■ **Data section**:
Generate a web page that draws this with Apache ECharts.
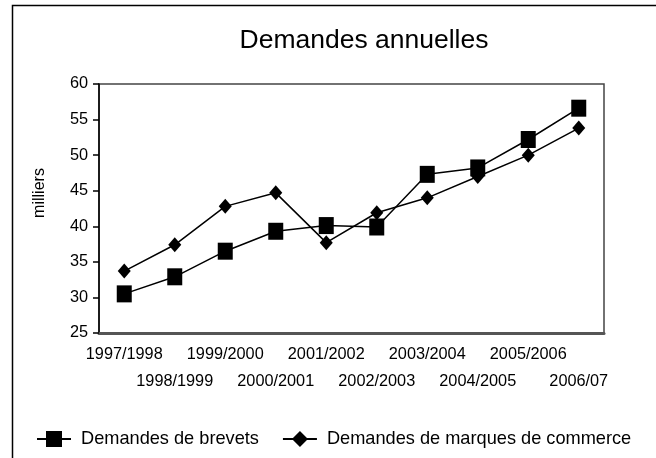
<!DOCTYPE html>
<html>
<head>
<meta charset="utf-8">
<script src="https://cdn.jsdelivr.net/npm/echarts@6/dist/echarts.min.js"></script>
<style>
  html, body { margin: 0; padding: 0; background: #fff; }
  #chart { width: 656px; height: 458px; }
</style>
</head>
<body>
<div id="chart"></div>
<script>
const years = ['1997/1998', '1998/1999', '1999/2000', '2000/2001', '2001/2002',
  '2002/2003', '2003/2004', '2004/2005', '2005/2006', '2006/07']
const brevets = [30.5, 32.9, 36.5, 39.3, 40.1, 39.9, 47.3, 48.2, 52.2, 56.6]
const marques = [33.7, 37.4, 42.8, 44.7, 37.7, 41.9, 44.0, 47.0, 50.0, 53.8]
const yTicks = { min: 25, max: 60, step: 5 }

const chart = echarts.init(document.getElementById('chart'))
const font = 'Liberation Sans, Arial, sans-serif'

chart.setOption({
  backgroundColor: '#fff',
  animation: false,
  title: {
    text: 'Demandes annuelles',
    left: 359,
    textAlign: 'center',
    top: 22,
    textStyle: { fontFamily: font, fontSize: 26.5, fontWeight: 'normal', color: '#000' }
  },
  graphic: [
    {
      type: 'polyline',
      shape: { points: [[656, 5.5], [12.5, 5.5], [12.5, 458]] },
      style: { stroke: '#000', lineWidth: 1.5, fill: null }
    },
    {
      type: 'text',
      x: 40, y: 193,
      rotation: Math.PI / 2,
      style: { text: 'milliers', fontFamily: font, fontSize: 16, fill: '#000',
        align: 'center', verticalAlign: 'middle' }
    }
  ],
  grid: {
    left: 99, right: 52, top: 84, bottom: 125,
    show: true, borderColor: '#444', borderWidth: 1.5, backgroundColor: 'transparent'
  },
  legend: {
    left: 31, top: 425,
    itemWidth: 34, itemHeight: 20, itemGap: 23,
    textStyle: { fontFamily: font, fontSize: 18.2, color: '#000', padding: [0, 0, 0, 5] },
    data: ['Demandes de brevets', 'Demandes de marques de commerce']
  },
  xAxis: {
    type: 'category',
    data: years,
    boundaryGap: true,
    axisLine: { lineStyle: { color: '#555', width: 3 } },
    axisTick: { inside: true, alignWithLabel: true, length: 11, lineStyle: { color: '#000', width: 1.5 } },
    axisLabel: {
      interval: 0, margin: 8, lineHeight: 27,
      fontFamily: font, fontSize: 16.3, color: '#000',
      formatter: (v, i) => (i % 2 ? '\n' + v : v)
    }
  },
  yAxis: {
    type: 'value',
    min: yTicks.min, max: yTicks.max, interval: yTicks.step,
    splitLine: { show: false },
    axisLine: { show: true, lineStyle: { color: '#000', width: 1.5 } },
    axisTick: { show: true, length: 6, lineStyle: { color: '#000', width: 1.5 } },
    axisLabel: { margin: 11, fontFamily: font, fontSize: 16.3, color: '#000' }
  },
  series: [
    {
      name: 'Demandes de brevets',
      type: 'line',
      data: brevets,
      symbol: 'rect',
      symbolSize: [15, 17],
      lineStyle: { color: '#000', width: 1.5 },
      itemStyle: { color: '#000' }
    },
    {
      name: 'Demandes de marques de commerce',
      type: 'line',
      data: marques,
      symbol: 'diamond',
      symbolSize: [13, 15],
      lineStyle: { color: '#000', width: 1.5 },
      itemStyle: { color: '#000' }
    }
  ]
})
</script>
</body>
</html>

■ **What needs to be done**: Repeat the lines above, starting at the first and stopping after the line that holds "60, step: 5", with the pictures left out.

■ **In response**:
Generate a web page that draws this with Apache ECharts.
<!DOCTYPE html>
<html>
<head>
<meta charset="utf-8">
<script src="https://cdn.jsdelivr.net/npm/echarts@6/dist/echarts.min.js"></script>
<style>
  html, body { margin: 0; padding: 0; background: #fff; }
  #chart { width: 656px; height: 458px; }
</style>
</head>
<body>
<div id="chart"></div>
<script>
const years = ['1997/1998', '1998/1999', '1999/2000', '2000/2001', '2001/2002',
  '2002/2003', '2003/2004', '2004/2005', '2005/2006', '2006/07']
const brevets = [30.5, 32.9, 36.5, 39.3, 40.1, 39.9, 47.3, 48.2, 52.2, 56.6]
const marques = [33.7, 37.4, 42.8, 44.7, 37.7, 41.9, 44.0, 47.0, 50.0, 53.8]
const yTicks = { min: 25, max: 60, step: 5 }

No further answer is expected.